**Stated task**:
Restate each line word for word. Leave out every picture.

**Recorded information**:
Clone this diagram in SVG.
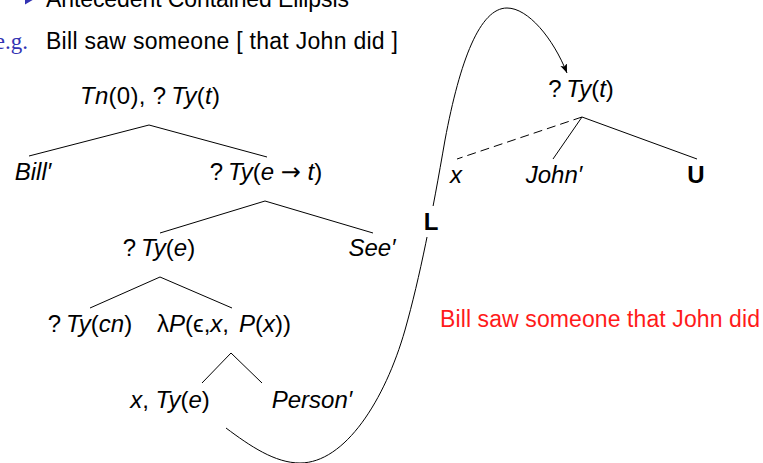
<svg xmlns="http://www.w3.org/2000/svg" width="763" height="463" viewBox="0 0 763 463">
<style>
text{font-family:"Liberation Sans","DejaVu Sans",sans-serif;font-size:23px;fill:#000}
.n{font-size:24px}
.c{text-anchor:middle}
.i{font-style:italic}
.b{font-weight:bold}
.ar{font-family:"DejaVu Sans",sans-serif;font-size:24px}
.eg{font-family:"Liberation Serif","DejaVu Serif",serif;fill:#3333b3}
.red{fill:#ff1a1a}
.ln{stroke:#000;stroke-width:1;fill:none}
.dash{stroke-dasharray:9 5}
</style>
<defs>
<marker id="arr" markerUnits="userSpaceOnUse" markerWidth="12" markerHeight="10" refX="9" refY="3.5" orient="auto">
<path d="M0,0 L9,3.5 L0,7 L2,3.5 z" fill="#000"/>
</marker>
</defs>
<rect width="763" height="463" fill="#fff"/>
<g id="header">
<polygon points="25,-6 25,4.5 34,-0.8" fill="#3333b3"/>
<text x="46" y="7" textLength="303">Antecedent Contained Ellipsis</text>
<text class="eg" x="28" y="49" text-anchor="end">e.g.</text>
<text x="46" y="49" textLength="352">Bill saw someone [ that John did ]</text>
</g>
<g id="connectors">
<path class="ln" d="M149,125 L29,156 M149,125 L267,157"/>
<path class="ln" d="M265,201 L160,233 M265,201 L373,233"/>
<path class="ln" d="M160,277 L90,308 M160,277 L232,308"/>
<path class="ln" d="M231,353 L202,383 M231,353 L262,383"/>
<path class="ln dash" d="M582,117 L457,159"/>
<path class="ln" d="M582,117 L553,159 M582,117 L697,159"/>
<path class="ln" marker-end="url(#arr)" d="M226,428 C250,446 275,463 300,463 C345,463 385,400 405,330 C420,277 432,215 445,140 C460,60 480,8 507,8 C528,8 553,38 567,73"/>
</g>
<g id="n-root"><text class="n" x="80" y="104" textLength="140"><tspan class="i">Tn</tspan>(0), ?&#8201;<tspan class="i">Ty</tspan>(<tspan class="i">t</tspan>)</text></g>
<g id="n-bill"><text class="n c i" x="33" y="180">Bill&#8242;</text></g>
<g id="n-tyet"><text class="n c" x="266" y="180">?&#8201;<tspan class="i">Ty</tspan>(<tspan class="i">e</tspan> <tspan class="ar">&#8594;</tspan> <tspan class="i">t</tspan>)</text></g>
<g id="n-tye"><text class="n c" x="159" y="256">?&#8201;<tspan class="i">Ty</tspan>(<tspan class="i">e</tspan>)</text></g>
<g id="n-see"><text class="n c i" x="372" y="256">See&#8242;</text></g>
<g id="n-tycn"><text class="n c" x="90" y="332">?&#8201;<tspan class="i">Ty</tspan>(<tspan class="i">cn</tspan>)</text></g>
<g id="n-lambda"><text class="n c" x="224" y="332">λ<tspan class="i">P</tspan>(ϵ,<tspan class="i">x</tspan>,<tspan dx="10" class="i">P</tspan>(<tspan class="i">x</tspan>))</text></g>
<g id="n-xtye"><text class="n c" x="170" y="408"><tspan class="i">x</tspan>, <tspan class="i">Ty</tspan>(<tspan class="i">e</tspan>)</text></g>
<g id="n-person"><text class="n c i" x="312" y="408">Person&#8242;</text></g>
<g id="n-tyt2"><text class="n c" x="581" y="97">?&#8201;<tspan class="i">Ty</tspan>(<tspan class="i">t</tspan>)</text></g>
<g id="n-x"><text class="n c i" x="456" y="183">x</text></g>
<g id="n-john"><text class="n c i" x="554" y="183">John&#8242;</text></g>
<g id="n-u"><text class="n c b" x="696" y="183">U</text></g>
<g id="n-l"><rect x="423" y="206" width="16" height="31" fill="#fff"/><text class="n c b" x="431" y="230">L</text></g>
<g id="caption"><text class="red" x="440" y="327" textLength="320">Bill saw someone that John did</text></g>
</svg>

**Completed exercise**:
Clone this diagram in SVG.
<svg xmlns="http://www.w3.org/2000/svg" width="763" height="463" viewBox="0 0 763 463">
<style>
text{font-family:"Liberation Sans","DejaVu Sans",sans-serif;font-size:23px;fill:#000}
.n{font-size:24px}
.c{text-anchor:middle}
.i{font-style:italic}
.b{font-weight:bold}
.ar{font-family:"DejaVu Sans",sans-serif;font-size:24px}
.eg{font-family:"Liberation Serif","DejaVu Serif",serif;fill:#3333b3}
.red{fill:#ff1a1a}
.ln{stroke:#000;stroke-width:1;fill:none}
.dash{stroke-dasharray:9 5}
</style>
<defs>
<marker id="arr" markerUnits="userSpaceOnUse" markerWidth="12" markerHeight="10" refX="9" refY="3.5" orient="auto">
<path d="M0,0 L9,3.5 L0,7 L2,3.5 z" fill="#000"/>
</marker>
</defs>
<rect width="763" height="463" fill="#fff"/>
<g id="header">
<polygon points="25,-6 25,4.5 34,-0.8" fill="#3333b3"/>
<text x="46" y="7" textLength="303">Antecedent Contained Ellipsis</text>
<text class="eg" x="28" y="49" text-anchor="end">e.g.</text>
<text x="46" y="49" textLength="352">Bill saw someone [ that John did ]</text>
</g>
<g id="connectors">
<path class="ln" d="M149,125 L29,156 M149,125 L267,157"/>
<path class="ln" d="M265,201 L160,233 M265,201 L373,233"/>
<path class="ln" d="M160,277 L90,308 M160,277 L232,308"/>
<path class="ln" d="M231,353 L202,383 M231,353 L262,383"/>
<path class="ln dash" d="M582,117 L457,159"/>
<path class="ln" d="M582,117 L553,159 M582,117 L697,159"/>
<path class="ln" marker-end="url(#arr)" d="M226,428 C250,446 275,463 300,463 C345,463 385,400 405,330 C420,277 432,215 445,140 C460,60 480,8 507,8 C528,8 553,38 567,73"/>
</g>
<g id="n-root"><text class="n" x="80" y="104" textLength="140"><tspan class="i">Tn</tspan>(0), ?&#8201;<tspan class="i">Ty</tspan>(<tspan class="i">t</tspan>)</text></g>
<g id="n-bill"><text class="n c i" x="33" y="180">Bill&#8242;</text></g>
<g id="n-tyet"><text class="n c" x="266" y="180">?&#8201;<tspan class="i">Ty</tspan>(<tspan class="i">e</tspan> <tspan class="ar">&#8594;</tspan> <tspan class="i">t</tspan>)</text></g>
<g id="n-tye"><text class="n c" x="159" y="256">?&#8201;<tspan class="i">Ty</tspan>(<tspan class="i">e</tspan>)</text></g>
<g id="n-see"><text class="n c i" x="372" y="256">See&#8242;</text></g>
<g id="n-tycn"><text class="n c" x="90" y="332">?&#8201;<tspan class="i">Ty</tspan>(<tspan class="i">cn</tspan>)</text></g>
<g id="n-lambda"><text class="n c" x="224" y="332">λ<tspan class="i">P</tspan>(ϵ,<tspan class="i">x</tspan>,<tspan dx="10" class="i">P</tspan>(<tspan class="i">x</tspan>))</text></g>
<g id="n-xtye"><text class="n c" x="170" y="408"><tspan class="i">x</tspan>, <tspan class="i">Ty</tspan>(<tspan class="i">e</tspan>)</text></g>
<g id="n-person"><text class="n c i" x="312" y="408">Person&#8242;</text></g>
<g id="n-tyt2"><text class="n c" x="581" y="97">?&#8201;<tspan class="i">Ty</tspan>(<tspan class="i">t</tspan>)</text></g>
<g id="n-x"><text class="n c i" x="456" y="183">x</text></g>
<g id="n-john"><text class="n c i" x="554" y="183">John&#8242;</text></g>
<g id="n-u"><text class="n c b" x="696" y="183">U</text></g>
<g id="n-l"><rect x="423" y="206" width="16" height="31" fill="#fff"/><text class="n c b" x="431" y="230">L</text></g>
<g id="caption"><text class="red" x="440" y="327" textLength="320">Bill saw someone that John did</text></g>
</svg>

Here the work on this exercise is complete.